“Dire che di un fatto manca la prova non equivale, di per sé, a dire che quel fatto è da ritenere contestato” – riflessioni su una recente pronuncia della Cassazione.
Con ordinanza n. 17889 del 27.8.2020, la Suprema Corte, con logica stringente, distingue la contestazione del raggiungimento della prova del fatto richiamato in giudizio dalla contestazione della sua esistenza ex art. 115 c.p.c.. Secondo gli Ermellini, solo in presenza di una specifica contestazione della verità del fatto in sé, il giudice può considerare contestato il fatto dedotto.
Dice ancora la Cassazione che il giudice, interpretata la condotta processuale come una “non contestazione”, avrebbe dovuto procedere ad una valutazione complessiva delle prove acquisite al processo, al fine di accertare se – ancorché per via indiretta/inferenziale – il fatto (non contestato) risultasse comprovato (esame che la Suprema Corte rimette al giudice del rinvio).
Mi sembra solo apparente il contrasto di tale enunciato con l’orientamento giurisprudenziale (invero prevalente) che configura la non contestazione come una relevatio ab onere probandi, con la conseguenza di esonerare il giudice da “qualsivoglia controllo probatorio del fatto…ritenendolo sussistente” (Cass. civ. Sez. III Sent., 17-06-2016, n. 12517).
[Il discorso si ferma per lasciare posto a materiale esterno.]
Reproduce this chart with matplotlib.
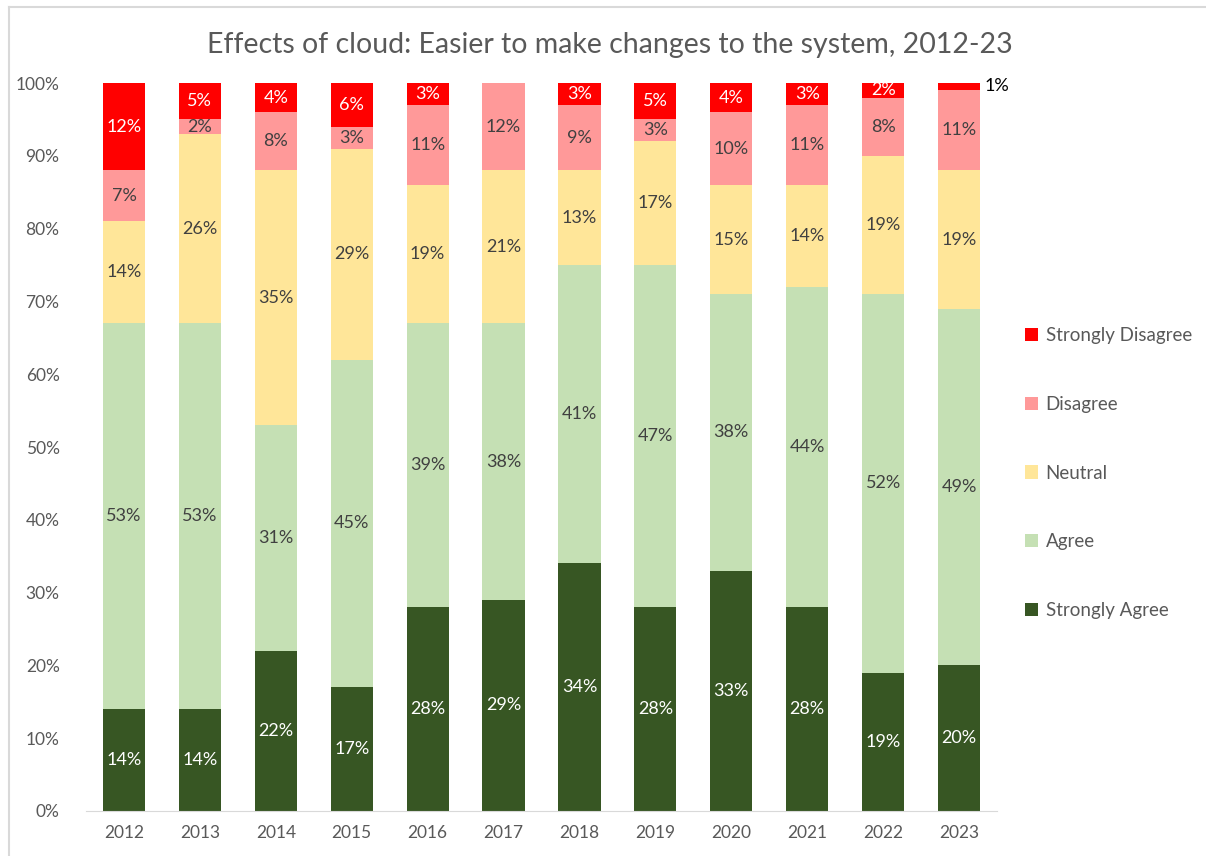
import numpy as np
import matplotlib
matplotlib.use("Agg")
from matplotlib import pyplot as plt
from matplotlib.lines import Line2D

plt.rcParams['font.family'] = ['Lato', 'DejaVu Sans']

years = ['2012', '2013', '2014', '2015', '2016', '2017',
         '2018', '2019', '2020', '2021', '2022', '2023']
strongly_agree = [14, 14, 22, 17, 28, 29, 34, 28, 33, 28, 19, 20]
agree = [53, 53, 31, 45, 39, 38, 41, 47, 38, 44, 52, 49]
neutral = [14, 26, 35, 29, 19, 21, 13, 17, 15, 14, 19, 19]
disagree = [7, 2, 8, 3, 11, 12, 9, 3, 10, 11, 8, 11]
strongly_disagree = [12, 5, 4, 6, 3, 0, 3, 5, 4, 3, 2, 1]

series = [
    ("Strongly Agree", strongly_agree, "#375623", "white"),
    ("Agree", agree, "#C5E0B4", "#404040"),
    ("Neutral", neutral, "#FFE699", "#404040"),
    ("Disagree", disagree, "#FF9999", "#404040"),
    ("Strongly Disagree", strongly_disagree, "#FF0000", "white"),
]

fig = plt.figure(figsize=(12.06, 8.56), dpi=100)
ax = fig.add_axes([0.0713, 0.0526, 0.7554, 0.8504])

x = np.arange(len(years))
bottom = np.zeros(len(years))
handles = []
for name, vals, col, tcol in series:
    vals = np.array(vals, dtype=float)
    bars = ax.bar(x, vals / 100, 0.555, bottom=bottom / 100, color=col,
                  label=name, linewidth=0)
    handles.append(bars)
    for i, v in enumerate(vals):
        if v <= 0:
            continue
        if name == "Strongly Disagree" and v < 2:
            # small value shown beside the bar
            ax.text(x[i] + 0.33, (bottom[i] + v / 2) / 100 + 0.001, f"{int(v)}%",
                    ha='left', va='center', fontsize=13, color='black')
        else:
            ax.text(x[i], (bottom[i] + v / 2) / 100, f"{int(v)}%",
                    ha='center', va='center', fontsize=13, color=tcol)
    bottom += vals

ax.set_xlim(-0.5, len(years) - 0.5)
ax.set_ylim(0, 1)
ax.set_yticks(np.arange(0, 1.01, 0.1))
ax.set_yticklabels([f"{int(round(t * 100))}%" for t in np.arange(0, 1.01, 0.1)])
ax.set_xticks(x)
ax.set_xticklabels(years)
ax.tick_params(axis='both', length=0, labelsize=12.5, colors='#595959', pad=10)
ax.tick_params(axis='y', pad=19)
for s in ['top', 'right', 'left']:
    ax.spines[s].set_visible(False)
ax.spines['bottom'].set_color('#D9D9D9')

ax.set_title("Effects of cloud: Easier to make changes to the system, 2012-23",
             fontsize=20.5, color='#595959', pad=21.5)
ax.title.set_position((0.575, 1.0))

leg = fig.legend(handles[::-1], [s[0] for s in series[::-1]],
                 loc='center left', bbox_to_anchor=(0.836, 0.4474),
                 frameon=False, fontsize=13.5, labelspacing=2.75,
                 handlelength=0.7, handleheight=0.7, handletextpad=0.4)
for t in leg.get_texts():
    t.set_color('#595959')

fig.add_artist(Line2D([0.0075, 0.0075], [0.0, 0.992], transform=fig.transFigure,
                      color='#D9D9D9', linewidth=1.5))
fig.add_artist(Line2D([0.0075, 1.0], [0.992, 0.992], transform=fig.transFigure,
                      color='#D9D9D9', linewidth=1.5))

fig.savefig("out.png", dpi=100, facecolor='white')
Difatti, l’espunzione del fatto dal thema probandum, che consegue ad una sua mancata contestazione, è circoscritta dalla giurisprudenza ai fatti c.d. “principali”, e cioè ai fatti costitutivi posti a fondamento della domanda o ai fatti impeditivi, estintivi o modificativi allegati con le eccezioni (“La mancanza di specifica contestazione, se riferita ai fatti principali, comporta la superfluità della relativa prova perché non controversi, mentre se è riferita ai fatti secondari consente al giudice solo di utilizzarli liberamente quali argomenti di prova” Cass. civ. Sez. I Sent., 02-10-2015, n. 19709).
L’ordinanza in commento si riferisce invece ad un fatto “secondario”, teso a dimostrare la sussistenza dei fatti principali dedotti dall’attore.
L’ordinanza riprende allora l’orientamento, più volte espresso dalla Cassazione, che raccomanda di valutare le prove indiziarie, o meglio i fatti noti su cui si fonda il ragionamento presuntivo, le une per mezzo delle altre, con un apprezzamento per così dire “globale” (Cass. Civ. Sez. III, sent., 9.3.2021, n. 3703).
Ho piacere di osservare che la pronuncia omette di riferire al fatto secondario non contestato l’efficacia dell’argomento di prova, richiamata invece dalla giurisprudenza che ha circoscritto la portata del principio di non contestazione ai fatti principali. Mi sembra infatti che, a rigore di legge, non è il fatto (secondario) incontestato a poter costituire argomento di prova, ma la non contestazione in sé, quale espressione della condotta processuale della parte (ex art. 116 c.p.c.). Il fatto secondario non specificamente contestato (quale fatto noto su cui è possibile poggiare il ragionamento inferenziale), esclusa l’applicazione dei principi enunciati dagli artt. 115, 167 e 416 c.p.c., dovrebbe allora essere apprezzato nella valutazione complessiva dei fatti allegati dalle parti, come invero sembra suggerire l’ordinanza – purtroppo laconica – che qui si commenta.